Today I post another great piece from Peter ‘Pedro’ Cutler that I’ve had in the bag for a while – undeservedly so, for it’s important and yet again shines light on someone the more lofty local mining historians seem to have cruelly overlooks: Albert Stanley MP.
I can’t really imagine why such a great man has been all but ignored by written histories of local mining, and I find the oversight somewhat curious. But then, in among the hagiographies of the likes of the Harrison clan, perhaps someone who championed the miner’s cause would seem a little incongruous….
Thanks, as ever to Peter who never tires in chasing a historical story, and whether it be boiler explosions, bad drivers or misplaced old fossils, if there’s something to be found, Peter will find it.
It’s an honour to publish his work.
Albert Stanley MP (1862-1915)
Reading the history of the Cannock Chase coalfields a few owners and engineers are described in detail, such as Harrison, Hanbury, McClean, Williamson and others. But there is one man who seems to have only been mentioned in passing, and who in the respect of the workmen would rank way above these, being Albert Stanley, a true friend of the miner.
In the comments of the article ‘Littleton Colliery 1912, another Battle of Orgreave?”, Andy Dennis pointed to the concise biography of Albert Stanley by Dawley Heritage…
In 1912 Albert Stanley was an MP; he had given character references for the accused and appealed to the Home Secretary for a reduction in the harsh sentences.
In 1900 Captain William Bealey Harrison was electioneering for MP as Unionist candidate for Lichfield. He stood against Sir Courtenay Warner of the Liberals. It is not surprising that Albert Stanley would support and canvas for the Liberals.
In October of that year the the Captain addressed at meeting at the Craddock Memorials Schools in Norton Canes. He was introduced by the Chairman Dr. W.H. Whitehouse as a Norton man, a large colliery owner, and a man upon whom they were depending for their daily bread. He added that never had the affairs of the working men been in such a flourishing condition as at present.

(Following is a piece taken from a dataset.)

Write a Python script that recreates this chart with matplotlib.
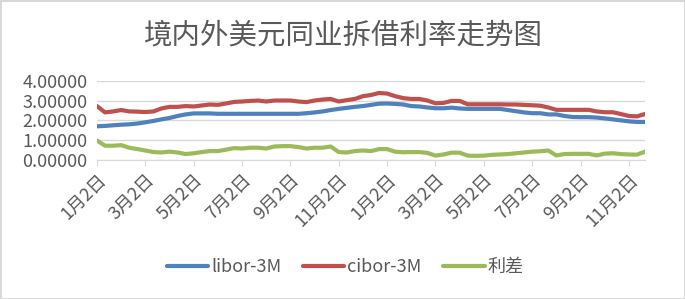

The Captain referred to Mr Albert Stanley and said that he would dare him to meet face to face and make the same remarks to him that he had made behind his back. He claimed that Stanley had asserted that he opposed their receiving a wage on October 1st, which was due on January 1st. He had advocated it, and it was an act of grace on the part of the employers to give the advance at once. The Captain also complained that during the strike of 1893 he was stated to have said that ‘he would make the Colliers eat grass’ …Mr Stanley reminded him of a man with two suits, a Sunday suit and a weekday-suit.
There was an exchange of letters in the Lichfield Mercury in which Albert noted Harrison’s remarks. He said that his opposition to the Captain was from a miner’s point of view, on account of his opposition to the Eight Hours Bill, and the attitude he had adopted to the Workmen’s Compensation Act. He defied Harrison to produce any statement that he had made that was not strictly true. He acknowledged that the Captain had proposed payment on the 1st of October, but had never had knowledge of the expression concerning the eating of grass. He also replied to being one person on Sunday, and another during the week;
‘that on Sunday I preach brotherly love, harmony and concord, but that when I put on my working suit I was a different man altogether, and that I reminded you of a man who did not always practice what he preached.’
During Albert’s time representing the miners he must have attended many Coroner’s Inquiries. At a miners inquest at Hednesford, just after his death, the acting Coroner SW Morgan referred to his death..
There were three things that stood out in Mr Stanley’s character, the first being his great sincerity. He did not think he had come across a man who was more genuinely sincere than Mr Stanley. The second was his intense zeal to promote and safeguard the interests of those whom he came to represent. He always watched over their interests with the utmost care, and he always put questions which were calculated to protect their interests.
Further, there was Mr Stanley’s fair mindedness… Adding to this Mr JR Felton (HM Inspector of Mines) said the whole of the Mines Inspectors in the Midland area deeply regretted the death of Mr. Stanley. He was a man of integrity of character and he was absolutely fair-minded.
At the end of the biography highlighted by Andy it says…
On his death it is said that there were drawn blinds in every mining village of Cannock Chase, as pit veterans and their sons alike felt they had lost a very great champion.
The funeral procession was about a quarter mile long, and tributes came from many mining districts. Rev. F.W. Henshall said…
No man has suffered more, and sacrificed more, than had Mr Stanley for the Cannock Chase district. He suffered with his men… in the great strike of 1893 he pledged his furniture, and even the books that he loved so much… he staked his all for the miners… A Stanley had died a martyr’s death and had lived a martyr’s life.